The Anchor Strategy: Supply Chain Finance's Double-Edged Sword

Supply chain finance (SCF) represents the third strategic pillar, directly targeting the liquidity crunch within corporate ecosystems. ANZ’s program, which saw volumes grow 20% to $10 billion in 2023, supporting over 1,000 suppliers in Asia, exemplifies the model’s reach (Source 8: ANZ 2023 Reporting). By allowing suppliers to receive early payment on invoices approved by a large, creditworthy corporate buyer, SCF injects liquidity deep into the supply chain. The strategic benefit for banks is clear: it deepens relationships with large corporate "anchors" while gaining exposure to a portfolio of smaller suppliers deemed lower-risk due to the anchor’s credit endorsement. The double-edged nature of this strategy lies in its conditional inclusivity. Access to finance for an SME supplier becomes contingent on its commercial relationship with a major corporation. This can reinforce economic hierarchies, potentially creating a two-tier system where SMEs outside prestigious supply chains remain financially marginalized.

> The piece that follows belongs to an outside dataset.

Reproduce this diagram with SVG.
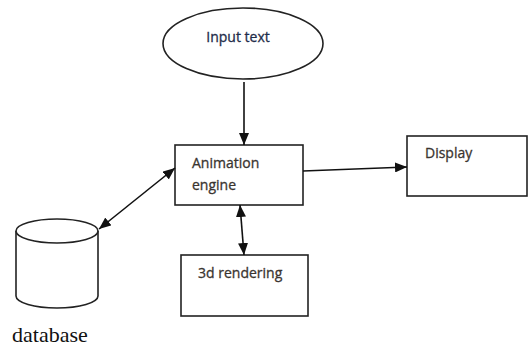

Conclusion: Integration Versus Fragmentation in Asia's Trade Future

The banking sector’s three-pronged strategy—digital, green, and anchored—constitutes a fundamental reshaping of Asia’s trade infrastructure. The initial data indicates these tools are effective at deploying capital at scale and with greater efficiency. The critical trend to monitor will be the integration—or fragmentation—of these approaches. The future efficacy of these measures in closing the $693 billion gap will depend on whether digital platforms can incorporate sustainability-linked SCF programs to onboard and serve the long-tail of underserved SMEs. The market prediction is a continued bifurcation: a streamlined, low-cost, and increasingly green financial highway for digitally-integrated corporates and their suppliers, operating alongside a persistent, high-friction landscape for the unanchored and un-digitized. The ultimate measure of success will be whether the rejection rates for SMEs, particularly women-owned businesses, converge with market averages, signaling a genuinely inclusive resolution to the trade finance gap.